The Institute for Learning Sciences and Teacher Education is partnering with the State Schools Division (Queensland Department of Education), in hosting a series of four panels leading to a Think Tank in November 2018 on school improvement related to the teaching and monitoring of Years 5-9 students’ reading and writing skills. The overarching question of the series is:

How do we know what we know about using data for reading and writing improvement in Years 5-9?

Facilitated by Professor Jim Nyland, Associate Vice-Chancellor (Brisbane), ACU

How is teaching and monitoring reading and writing different in the digital age and what are the implications for systems, school leaders and teachers for school improvement?

This panel presentation consists of three speakers who represent relevant aspects of research, policy and practice related to the topic.

Professor Beryl Exley

Griffith University & National President of the Australian Literacy Educators’ Association


"Reading and Viewing Digital Multimodal Texts – A literature review of new and complex skills." (45 min)

The ever-changing textual landscape and the significantly new and complex skills required of primary and secondary students as they read and view digital online multimodal texts is the focus of this presentation. The skills required for reading paper based and linear digital texts do not correspond to the skills required for reading/viewing digital online multimodal texts. Indeed, reader/viewers must learn how to use traditional and digital literacy skills simultaneously through a complex mix of cognitive, socio-cultural and physical knowledge and skills. The presentation also identifies key themes about the qualities of effective pedagogies for teaching digital online multimodal reading and comprehension skills in the primary and secondary years. The knowledge bases of teachers to undertake this new work raises interesting points of discussion.


Anna Kinnane

Queensland College of Teachers


"How digital literacy can be taught across the curriculum to support students to effectively engage with and read digital texts" (30 min)

It is no surprise to anyone that technology has influenced and transformed learning. The ubiquitous nature of digital technologies resulting from digitisation, and wireless networking means that students of all ages and abilities are interacting and engaging with digital texts. Schools are increasingly using technology such as online collaboration tools, multimedia tools, web conferencing software and Apps to enable students to work together to support learning across the curriculum.
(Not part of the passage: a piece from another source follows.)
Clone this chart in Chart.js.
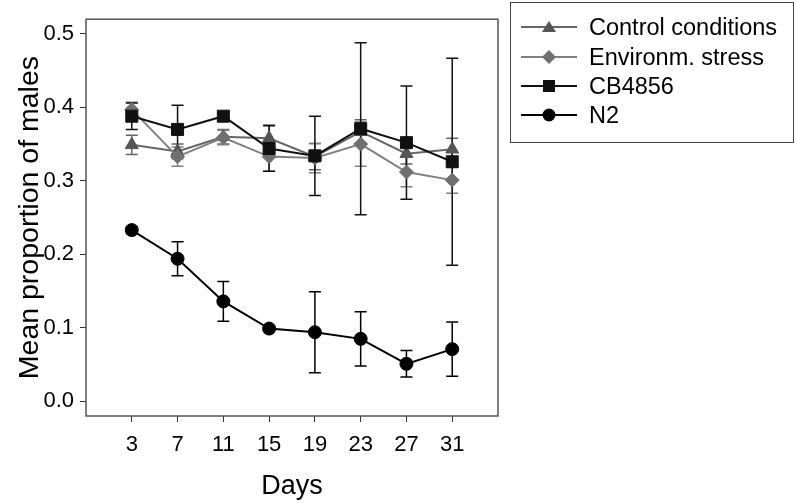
<!DOCTYPE html>
<html>
<head>
<meta charset="utf-8">
<script src="https://cdn.jsdelivr.net/npm/chart.js@4"></script>
<style>
  body { margin: 0; background: #fff; }
  #wrap { position: relative; width: 797px; height: 503px; }
  #legend {
    position: absolute; left: 510px; top: 2px; width: 284px; height: 141px;
    border: 1.5px solid #444; box-sizing: border-box;
    font-family: "Liberation Sans", Arial, sans-serif; font-size: 23.5px; color: #000;
  }
  .row { position: absolute; left: 0; height: 30px; display: flex; align-items: center; }
  .row svg { margin-left: 10px; margin-right: 12px; }
</style>
</head>
<body>
<div id="wrap">
  <canvas id="malesChart" width="797" height="503"></canvas>
  <div id="legend"></div>
</div>
<script>
var days = [3, 7, 11, 15, 19, 23, 27, 31];
var yTicks = [0, 0.1, 0.2, 0.3, 0.4, 0.5];

var controlMean = [0.349, 0.340, 0.360, 0.358, 0.333, 0.367, 0.337, 0.343];
var controlErr  = [0.013, 0.010, 0.010, 0.018, 0.018, 0.016, 0.014, 0.015];
var stressMean  = [0.397, 0.333, 0.359, 0.333, 0.331, 0.350, 0.312, 0.301];
var stressErr   = [0.010, 0.013, 0.010, 0.020, 0.020, 0.030, 0.020, 0.018];
var cbMean      = [0.388, 0.370, 0.388, 0.344, 0.334, 0.371, 0.352, 0.326];
var cbErr       = [0.018, 0.033, 0.005, 0.031, 0.054, 0.117, 0.077, 0.141];
var n2Mean      = [0.233, 0.194, 0.136, 0.099, 0.094, 0.085, 0.051, 0.071];
var n2Err       = [0.005, 0.023, 0.027, 0.003, 0.055, 0.037, 0.018, 0.037];

function points(means) {
    return days.map(function (d, i) { return {x: d, y: means[i]}; });
}

var series = [
    {label: 'Control conditions', mean: controlMean, err: controlErr, color: '#555555', line: '#666666', style: 'triangle', radius: 7.5, order: 3},
    {label: 'Environm. stress', mean: stressMean, err: stressErr, color: '#707070', line: '#808080', style: 'rectRot', radius: 7, order: 2},
    {label: 'CB4856', mean: cbMean, err: cbErr, color: '#111111', line: '#111111', style: 'rect', radius: 8.5, order: 1},
    {label: 'N2', mean: n2Mean, err: n2Err, color: '#000000', line: '#000000', style: 'circle', radius: 6.5, order: 0}
];

var errorBars = {
    id: 'errorBars',
    beforeDatasetsDraw: function (chart) {
        var ctx = chart.ctx;
        var xs = chart.scales.x, ys = chart.scales.y;
        ctx.save();
        series.forEach(function (s) {
            ctx.strokeStyle = s.line;
            ctx.lineWidth = 1.5;
            days.forEach(function (d, i) {
                var px = xs.getPixelForValue(d);
                var top = ys.getPixelForValue(s.mean[i] + s.err[i]);
                var bot = ys.getPixelForValue(s.mean[i] - s.err[i]);
                ctx.beginPath();
                ctx.moveTo(px, top); ctx.lineTo(px, bot);
                ctx.moveTo(px - 6, top); ctx.lineTo(px + 6, top);
                ctx.moveTo(px - 6, bot); ctx.lineTo(px + 6, bot);
                ctx.stroke();
            });
        });
        ctx.restore();
    },
    afterDraw: function (chart) {
        var a = chart.chartArea, ctx = chart.ctx;
        ctx.save();
        ctx.strokeStyle = '#555555';
        ctx.lineWidth = 1.5;
        ctx.strokeRect(a.left, a.top, a.right - a.left, a.bottom - a.top);
        ctx.restore();
    }
};

var ctx = document.getElementById('malesChart');
var myLineChart = new Chart(ctx, {
    type: 'line',
    data: {
        datasets: series.map(function (s) {
            return {
                label: s.label,
                data: points(s.mean),
                borderColor: s.line,
                borderWidth: 2,
                backgroundColor: s.color,
                pointBackgroundColor: s.color,
                pointBorderColor: s.color,
                pointStyle: s.style,
                pointRadius: s.radius,
                pointBorderWidth: 1,
                order: s.order
            };
        })
    },
    options: {
        responsive: false,
        animation: false,
        layout: {padding: {left: 0, top: 3, right: 299, bottom: 0}},
        plugins: {
            legend: {display: false},
            tooltip: {enabled: false}
        },
        scales: {
            x: {
                type: 'linear',
                min: -1,
                max: 35,
                afterBuildTicks: function (scale) {
                    scale.ticks = days.map(function (d) { return {value: d}; });
                },
                afterFit: function (scale) { scale.height = 87; },
                grid: {drawOnChartArea: false, drawTicks: true, tickLength: 6, color: '#333'},
                border: {display: false},
                ticks: {
                    color: '#000',
                    padding: 10,
                    maxRotation: 0,
                    font: {family: 'Liberation Sans, Arial', size: 22}
                },
                title: {
                    display: true,
                    text: 'Days',
                    color: '#000',
                    padding: {top: 0, bottom: 0},
                    font: {family: 'Liberation Sans, Arial', size: 27}
                }
            },
            y: {
                min: -0.02,
                max: 0.52,
                afterBuildTicks: function (scale) {
                    scale.ticks = yTicks.map(function (v) { return {value: v}; });
                },
                afterFit: function (scale) { scale.width = 86; },
                grid: {drawOnChartArea: false, drawTicks: true, tickLength: 6, color: '#333'},
                border: {display: false},
                ticks: {
                    color: '#000',
                    padding: 6,
                    font: {family: 'Liberation Sans, Arial', size: 22},
                    callback: function (v) { return v.toFixed(1); }
                },
                title: {
                    display: true,
                    text: 'Mean proportion of males',
                    color: '#000',
                    padding: {top: 13, bottom: 0},
                    font: {family: 'Liberation Sans, Arial', size: 28.5}
                }
            }
        }
    },
    plugins: [errorBars]
});

// legend with line + marker samples
var markerSvg = {
    triangle: '<polygon points="28,4 35,15 21,15" />',
    rectRot: '<polygon points="28,3 35,10 28,17 21,10" />',
    rect: '<rect x="22" y="4" width="12" height="12" />',
    circle: '<circle cx="28" cy="10" r="6.5" />'
};
var legend = document.getElementById('legend');
var rowTops = [9, 39, 68, 97];
series.forEach(function (s, i) {
    var row = document.createElement('div');
    row.className = 'row';
    row.style.top = rowTops[i] + 'px';
    row.innerHTML = '<svg width="56" height="20">' +
        '<line x1="0" y1="10" x2="56" y2="10" stroke="' + s.line + '" stroke-width="2" />' +
        '<g fill="' + s.color + '">' + markerSvg[s.style] + '</g></svg>' +
        '<span>' + s.label + '</span>';
    legend.appendChild(row);
});
</script>
</body>
</html>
Through the Australian Curriculum, ICT Capability and the Digital Technologies Curriculum, students are given opportunities to develop and consolidate digital literacy skills. During this presentation Anna will explain how digital literacy can be taught across the curriculum, with a focus on some of the ways teachers can support students to effectively engage with and read digital texts.


Brett Gordon

Director, NAPLAN Online team (Department of Education)


"The unique demands of the online NAPLAN environment and some suggested strategies." (15 min)

This short presentation on the NAPLAN online writing environment will focus on the most important challenges that students will face as they participate in NAPLAN online.